I didn’t read as much as I normally do this month, but that’s okay! I was busy going to the beach and filling my weekends with other end of summer experiences.
I finally read Hamnet this month, and loved it as much as everyone else did! It’s a lyrical written story about grief and Shakespeare’s (fictionalized) family. This is exactly what I’m looking for in literary fiction- beautiful writing and expertly written characters. Maggie O’Farrell clearly did her research on the Shakespeare family, but she also tells an original story that stands on its own. Hamnet is also the first book that made me cry in years.
I liked the descriptions of food and NYC in Sweetbitter, but overall it was too slow & way overwritten. My favorite thing about this book is what I learned about working in the restaurant/food industry, specifically fine dining. If you can get through Tess’s overly naive and heady descriptions of her life after randomly moving to New York City, you’ll learn about the inner-workings and politics of running a famous restaurant. Seriously, this girl doesn’t know anything about New York City (or life) when she gets there. Yet somehow she’s likable, sexy, and a protegee at her job? What saved this book for me, as someone who lived there for a year and worked in two unforgiving industries (publishing & retail), is the love/hate descriptions of working your butt off living in New York City.
The Perfect Nanny was the most underwhelming thriller I’ve read all year. Translated from French, this book has a lot of half-baked ideas and proclamations about motherhood, race, and class. All these ideas and themes were underdeveloped.
But the biggest problem I had with The Perfect Nanny is that it’s a thriller, and yet there was no surprise or twist. At the very beginning of the book, we learn that a French couple’s nanny, Louise, has killed their two children. Spoiler alert, she did. And there’s no nuance to why she did it. I also didn’t find Louise’s character very believable. There’s not nearly enough to justify her mental breakdown at the end.

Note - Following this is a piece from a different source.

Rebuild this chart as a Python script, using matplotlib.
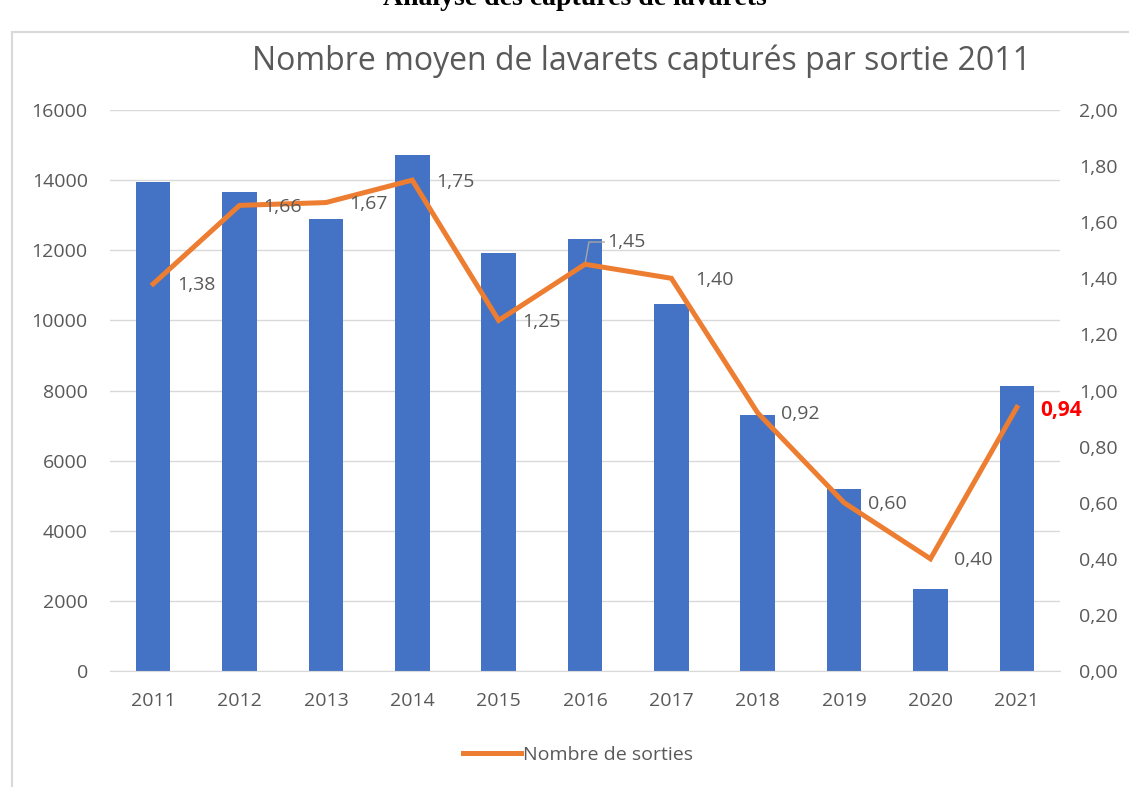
import matplotlib.pyplot as plt
from matplotlib.patches import Rectangle
from matplotlib.ticker import FuncFormatter

years = ["2011", "2012", "2013", "2014", "2015", "2016", "2017", "2018", "2019", "2020", "2021"]
captures = [13950, 13650, 12900, 14720, 11920, 12320, 10470, 7300, 5190, 2340, 8120]
sorties = [1.38, 1.66, 1.67, 1.75, 1.25, 1.45, 1.40, 0.92, 0.60, 0.40, 0.94]

font = ["Open Sans", "DejaVu Sans"]
plt.rcParams['font.family'] = font
grey = "#595959"

fig = plt.figure(figsize=(11.29, 7.87), dpi=100)

# chart border (light grey frame)
fig.patches.append(Rectangle((12 / 1129, -0.05), 1.1, 1 - 32 / 787 + 0.05,
                             transform=fig.transFigure, fill=False,
                             edgecolor="#d9d9d9", linewidth=1.5))

# heading above the chart, cut off by the top edge like in the source
fig.text(575 / 1129, 1 - 5 / 787, "Analyse des captures de lavarets",
         ha="center", va="baseline", fontsize=20, fontweight="bold",
         family=["Liberation Serif", "DejaVu Serif"])

ax = fig.add_axes([110 / 1129, 116 / 787, 950 / 1129, 561 / 787])
x = list(range(len(years)))
ax.bar(x, captures, width=0.4, color="#4472C4", zorder=2)
ax.set_xlim(-0.5, len(years) - 0.5)
ax.set_ylim(0, 16000)
ax.set_yticks(range(0, 16001, 2000))
ax.set_xticks(x)
ax.set_xticklabels(years)
ax.grid(axis="y", color="#d9d9d9", linewidth=1, zorder=0)
for s in ["top", "right", "left"]:
    ax.spines[s].set_visible(False)
ax.spines["bottom"].set_color("#d9d9d9")
ax.tick_params(axis="both", length=0, labelsize=14, labelcolor=grey)
ax.tick_params(axis="x", pad=15)
ax.tick_params(axis="y", pad=16)

ax2 = ax.twinx()
ax2.set_ylim(0, 2.0)
ax2.set_yticks([i * 0.2 for i in range(11)])
ax2.yaxis.set_major_formatter(FuncFormatter(lambda v, p: f"{v:.2f}".replace(".", ",")))
for s in ax2.spines.values():
    s.set_visible(False)
ax2.tick_params(axis="y", length=0, labelsize=14, labelcolor=grey, pad=14)
ax2.plot(x, sorties, color="#ED7D31", linewidth=3.6, solid_joinstyle="miter",
         label="Nombre de sorties", zorder=3)

for i, v in enumerate(sorties):
    txt = f"{v:.2f}".replace(".", ",")
    if i == 5:
        ax2.annotate(txt, (i, v), xytext=(16, 16), textcoords="offset points",
                     ha="left", va="center", fontsize=14, color=grey,
                     arrowprops=dict(arrowstyle="-", color="#a6a6a6", lw=1,
                                     shrinkA=0, shrinkB=2,
                                     connectionstyle="angle,angleA=0,angleB=80,rad=0"))
    elif i == len(sorties) - 1:
        ax2.annotate(txt, (i, v), xytext=(17, -2), textcoords="offset points",
                     ha="left", va="center", fontsize=15, color="red",
                     fontweight="bold")
    else:
        ax2.annotate(txt, (i, v), xytext=(17, -1), textcoords="offset points",
                     ha="left", va="center", fontsize=14, color=grey)

fig.text(642 / 1129, 1 - 61 / 787, "Nombre moyen de lavarets capturés par sortie 2011",
         ha="center", va="center", fontsize=23, color=grey)

fig.legend(handles=ax2.get_lines(), loc="center", bbox_to_anchor=(578 / 1129, 1 - 755 / 787),
           frameon=False, fontsize=14, labelcolor=grey, handlelength=3.0,
           handletextpad=0.1)

fig.savefig("out.png", dpi=100)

I love a good campus novel with a mystery and vapid teenage girls, and The Divines didn’t disappoint. This one has surprisingly low/poor reviews on Goodreads. Maybe people don’t like it because it’s slow-paced and the characters are extremely dislikable. Although that description also fits the much-loved The Secret History by Donna Tartt French, and I thought The Divines was better. What I really liked about this book was how the reader learns about Joe’s experiences and trauma at boarding school affected her adult life. This book also takes an interesting look at how memories can change over years and how people remember the same events differently.
I also read Moonflower Murders (not pictured), the second book in the Susan Ryeland series by Anthony Horowitz, which was just as good as the first! I don’t want to spoil anything from book one, Magpie Murders, but these books have some of the most masterful plotting I’ve ever read. They’re also both murder mysteries within a muder mystery. I really hope there will be a book three!
With August ending, I can’t wait to officially kick off my fall reading in September!